**Work to do**
Write out exactly, please, every line from the beginning of the entries to the line holding "Chart.register(...registerables);", and no pictures.

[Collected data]
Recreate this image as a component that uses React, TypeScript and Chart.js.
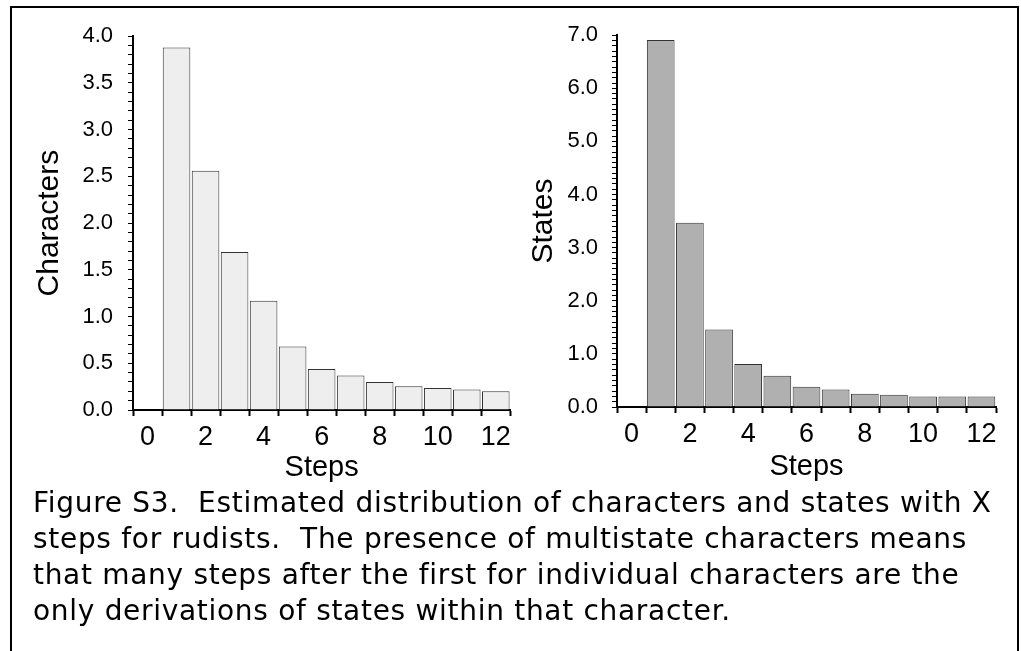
import React, { useEffect, useRef } from "react";
import { Chart, registerables } from "chart.js";

Chart.register(...registerables);

const steps = ["0", "1", "2", "3", "4", "5", "6", "7", "8", "9", "10", "11", "12"];
const characters = [0, 3.88, 2.56, 1.69, 1.17, 0.68, 0.44, 0.37, 0.3, 0.255, 0.235, 0.22, 0.2];
const states = [0, 6.91, 3.47, 1.46, 0.81, 0.59, 0.38, 0.33, 0.25, 0.23, 0.2, 0.2, 0.2];
const charTicks = ["0.0", "0.5", "1.0", "1.5", "2.0", "2.5", "3.0", "3.5", "4.0"];
const stateTicks = ["0.0", "1.0", "2.0", "3.0", "4.0", "5.0", "6.0", "7.0"];
const captionLines = [
  "Figure S3.  Estimated distribution of characters and states with X",
  "steps for rudists.  The presence of multistate characters means",
  "that many steps after the first for individual characters are the",
  "only derivations of states within that character.",
];

const FONT = "'Liberation Sans', Arial, sans-serif";

type Cfg = {
  values: number[];
  max: number;
  majorEvery: number;
  tickLabels: string[];
  title: string;
  fill: string;
  yWidth: number;
  xHeight: number;
  padding: { top: number; right: number; left: number; bottom: number };
  yTitlePad: number;
  yTickPad: number;
  xTitlePad: number;
};

function BarChart({ cfg, style }: { cfg: Cfg; style: React.CSSProperties }) {
  const ref = useRef<HTMLCanvasElement | null>(null);
  useEffect(() => {
    if (!ref.current) return;
    const chart = new Chart(ref.current, {
      type: "bar",
      data: {
        labels: steps,
        datasets: [
          {
            data: cfg.values,
            backgroundColor: cfg.fill,
            borderColor: "#333333",
            borderWidth: 1,
            barPercentage: 0.95,
            categoryPercentage: 1,
          },
        ],
      },
      options: {
        animation: false,
        responsive: false,
        maintainAspectRatio: false,
        layout: { padding: cfg.padding },
        plugins: { legend: { display: false }, tooltip: { enabled: false } },
        scales: {
          x: {
            afterFit: (s: any) => {
              s.height = cfg.xHeight;
            },
            grid: {
              display: true,
              drawOnChartArea: false,
              drawTicks: true,
              tickLength: 6,
              tickColor: "#000",
              tickWidth: 2,
              offset: true,
            },
            border: { display: true, color: "#000", width: 2 },
            ticks: {
              autoSkip: false,
              maxRotation: 0,
              padding: 5,
              color: "#000",
              font: { family: FONT, size: 27 },
              callback: (_v: any, i: number) => (i % 2 === 0 ? steps[i] : ""),
            },
            title: {
              display: true,
              text: "Steps",
              color: "#000",
              font: { family: FONT, size: 29, lineHeight: 1 },
              padding: { top: 0, bottom: cfg.xTitlePad },
            },
          },
          y: {
            min: 0,
            max: cfg.max,
            afterFit: (s: any) => {
              s.width = cfg.yWidth;
            },
            grid: {
              display: true,
              drawOnChartArea: false,
              drawTicks: true,
              tickLength: 5,
              tickColor: "#000",
              tickWidth: 1,
            },
            border: { display: true, color: "#000", width: 2 },
            ticks: {
              stepSize: 0.1,
              autoSkip: false,
              padding: cfg.yTickPad,
              color: "#000",
              font: { family: FONT, size: 22 },
              callback: (v: any) => {
                const k = Math.round(Number(v) * 10);
                if (k % cfg.majorEvery !== 0) return "";
                return cfg.tickLabels[k / cfg.majorEvery] ?? "";
              },
            },
            title: {
              display: true,
              text: cfg.title,
              color: "#000",
              font: { family: FONT, size: 30, lineHeight: 1 },
              padding: { top: cfg.yTitlePad, bottom: 0 },
            },
          },
        },
      },
    });
    return () => chart.destroy();
  }, []);
  return <canvas ref={ref} width={style.width as number} height={style.height as number} style={style} />;
}

export default function App() {
  const left: Cfg = {
    values: characters,
    max: 4,
    majorEvery: 5,
    tickLabels: charTicks,
    title: "Characters",
    fill: "#eeeeee",
    yWidth: 121,
    xHeight: 88,
    padding: { top: 25, right: 5, left: 0, bottom: 0 },
    yTitlePad: 23,
    yTickPad: 15,
    xTitlePad: 16,
  };
  const right: Cfg = {
    values: states,
    max: 7,
    majorEvery: 10,
    tickLabels: stateTicks,
    title: "States",
    fill: "#b0b0b0",
    yWidth: 97,
    xHeight: 91,
    padding: { top: 22, right: 20, left: 0, bottom: 0 },
    yTitlePad: 9,
    yTickPad: 14,
    xTitlePad: 17,
  };
  return (
    <div style={{ position: "fixed", inset: 0, overflow: "hidden", background: "#fff" }}>
      <div
        style={{
          position: "absolute",
          left: 10,
          top: 6,
          width: 1009,
          height: 700,
          boxSizing: "border-box",
          border: "2px solid #000",
        }}
      />
      <BarChart cfg={left} style={{ position: "absolute", left: 12, top: 8, width: 504, height: 490 }} />
      <BarChart cfg={right} style={{ position: "absolute", left: 520, top: 8, width: 496, height: 490 }} />
      <div
        style={{
          position: "absolute",
          left: 33,
          top: 485,
          fontFamily: "'DejaVu Sans', Verdana, sans-serif",
          fontSize: 28,
          letterSpacing: "0.7px",
          lineHeight: "36px",
          color: "#000",
          whiteSpace: "pre",
        }}
      >
        {captionLines.map((l, i) => (
          <div key={i}>{l}</div>
        ))}
      </div>
    </div>
  );
}
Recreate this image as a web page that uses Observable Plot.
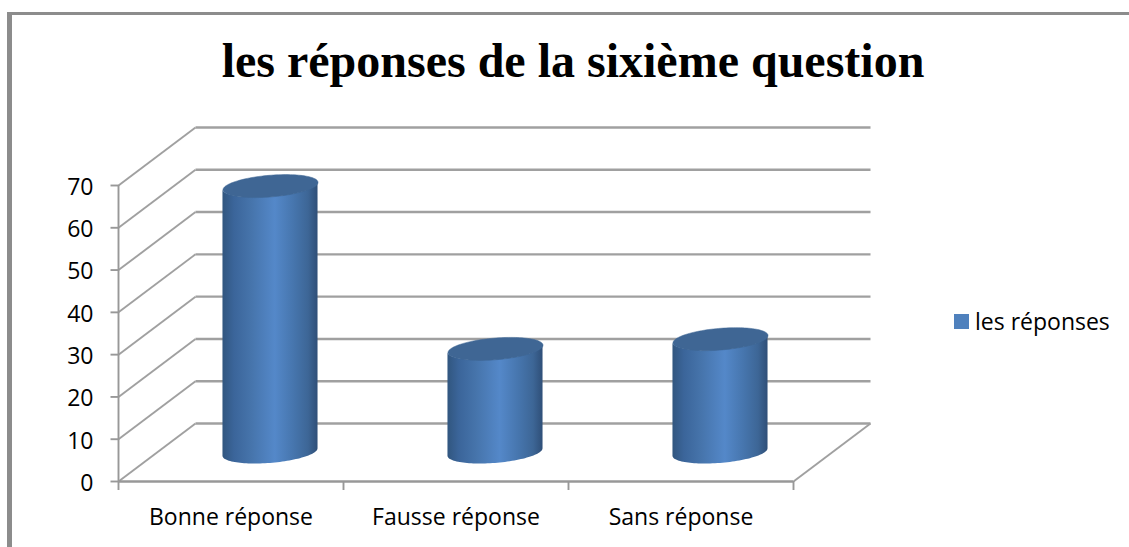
<!DOCTYPE html>
<html><head><meta charset="utf-8">
<script src="https://cdn.jsdelivr.net/npm/d3@7"></script>
<script src="https://cdn.jsdelivr.net/npm/@observablehq/plot@0.6"></script>
<style>
html,body{margin:0;padding:0;background:#fff;overflow:hidden}
#frame{position:absolute;left:7px;top:12px;width:1122px;height:535px;border-top:3px solid #8c8c8c;border-left:5px solid #8c8c8c;box-sizing:border-box}
#title{position:absolute;left:0;width:1122px;text-align:center;font:bold 48px "Liberation Serif",serif;color:#000;top:18px;box-sizing:border-box;white-space:nowrap}
#chart{position:absolute;left:0;top:97px}
#legend{position:absolute;left:942px;top:290px;display:flex;align-items:center;font:23px "Open Sans",sans-serif;color:#000;white-space:nowrap}
#legend i{display:block;width:15px;height:15px;background:#4f81bd;margin-right:6px}
</style></head><body>
<div id="frame">
<div id="title">les réponses de la sixième question</div>
<div id="chart"></div>
<div id="legend"><i></i><span>les réponses</span></div>
</div>
<script>
const categories = ["Bonne réponse", "Fausse réponse", "Sans réponse"];
const values = [63, 24.5, 26.8];
const yTicks = [0, 10, 20, 30, 40, 50, 60, 70];

const W = 1117, H = 437;
const mLeft = 106, mRight = 781, mBottom = 369, mTop = 73;
const pxX = (mRight - mLeft) / 3, pxY = (mBottom - mTop) / 70;
const depthX = 77 / pxX, depthY = 58 / pxY;

// Cylinder cross-section, sitting midway in the chart's depth
const a = 45 / pxX, b = 15.3 / pxX, c = 11.5 / pxY;
const thetas = d3.range(0, 121).map(i => i / 120 * 2 * Math.PI);
const centre = i => i + 0.5 + (depthX + 2 / pxX) / 2;
const base = depthY / 2;
const ell = (i, v, t) => ({
  i,
  x: centre(i) + a * Math.cos(t) + b * Math.sin(t),
  y: v + base + c * Math.sin(t)
});
const caps = values.flatMap((v, i) => thetas.map(t => ell(i, v, t)));
const tl = Math.PI + Math.atan2(b, a), tr = Math.atan2(b, a);
// Body: from the left to the right extreme, front side of the cylinder
const body = values.flatMap((v, i) => d3.range(0, 61).map(k => {
  const t = tl + (k / 60) * (2 * Math.PI + tr - tl);
  const low = ell(i, 0, t), up = ell(i, v, t);
  return {i, x: low.x, y1: low.y, y2: up.y};
}));

const gradient = () => {
  const ns = "http://www.w3.org/2000/svg";
  const defs = document.createElementNS(ns, "defs");
  const g = document.createElementNS(ns, "linearGradient");
  g.setAttribute("id", "cyl");
  [[0, "#31567f"], [0.12, "#3b659a"], [0.3, "#4674ab"], [0.55, "#5488c9"], [0.75, "#4675ad"], [0.9, "#3d6696"], [1, "#2f4f78"]]
    .forEach(([o, col]) => {
      const s = document.createElementNS(ns, "stop");
      s.setAttribute("offset", o);
      s.setAttribute("stop-color", col);
      g.appendChild(s);
    });
  defs.appendChild(g);
  return defs;
};

const grey = "#a0a0a0", dark = "#989898";
const plot = Plot.plot({
  width: W, height: H,
  marginLeft: mLeft, marginRight: W - mRight, marginTop: mTop, marginBottom: H - mBottom,
  style: {background: "transparent", overflow: "visible"},
  x: {domain: [0, 3], range: [mLeft, mRight]},
  y: {domain: [0, 70], range: [mBottom, mTop]},
  marks: [
    gradient,
    Plot.link(yTicks, {
      x1: () => depthX, x2: () => 3 + depthX, y1: t => t + depthY, y2: t => t + depthY,
      stroke: grey, strokeWidth: 2.4
    }),
    Plot.link(yTicks, {
      x1: () => 0, x2: () => depthX, y1: t => t, y2: t => t + depthY,
      stroke: grey, strokeWidth: 1.9
    }),
    Plot.link([0], {x1: () => 3, x2: () => 3 + depthX, y1: () => 0, y2: () => depthY, stroke: grey, strokeWidth: 1.9}),
    Plot.ruleX([0], {y1: 0, y2: 70, stroke: dark, strokeWidth: 1.9}),
    Plot.ruleY([0], {x1: 0, x2: 3, stroke: dark, strokeWidth: 2.4}),
    Plot.link(yTicks, {x1: () => -8 / pxX, x2: () => 0, y1: t => t, y2: t => t, stroke: dark, strokeWidth: 1.9}),
    Plot.axisY(yTicks, {
      anchor: "left", label: null, tickSize: 0, tickPadding: 25, dy: 2,
      fontSize: 23, fontFamily: "Open Sans", fill: "#000"
    }),
    Plot.axisX([0, 1, 2, 3], {
      anchor: "bottom", label: null, tickSize: 9, tickFormat: () => "",
      stroke: dark, strokeWidth: 1.9, strokeOpacity: 1
    }),
    Plot.axisX([0.5, 1.5, 2.5], {
      anchor: "bottom", label: null, tickSize: 0, tickPadding: 27,
      tickFormat: d => categories[d - 0.5],
      fontSize: 23, fontFamily: "Open Sans", fill: "#000"
    }),
    Plot.areaY(body, {x: "x", y1: "y1", y2: "y2", z: "i", fill: "url(#cyl)", curve: "linear"}),
    Plot.line(caps, {x: "x", y: "y", z: "i", fill: "#3f6694", stroke: "#3f6694", strokeWidth: 0.5, curve: "linear"})
  ]
});
document.getElementById("chart").appendChild(plot);
</script>
</body></html>
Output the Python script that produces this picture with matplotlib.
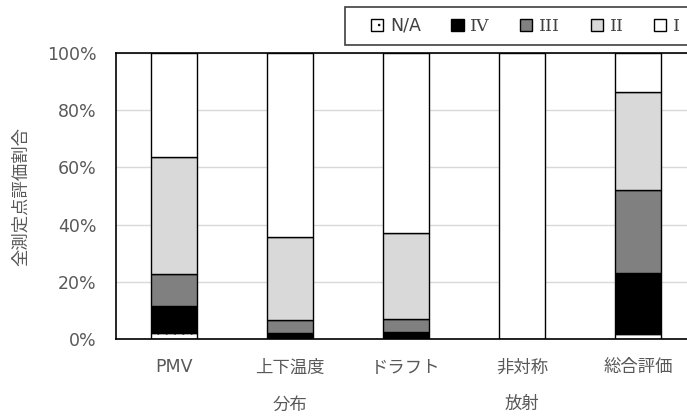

**Response below**
Recreate this image as a component that uses React, TypeScript and Chart.js.
import React, { useEffect, useRef } from "react";
import { Chart, registerables } from "chart.js";

Chart.register(...registerables);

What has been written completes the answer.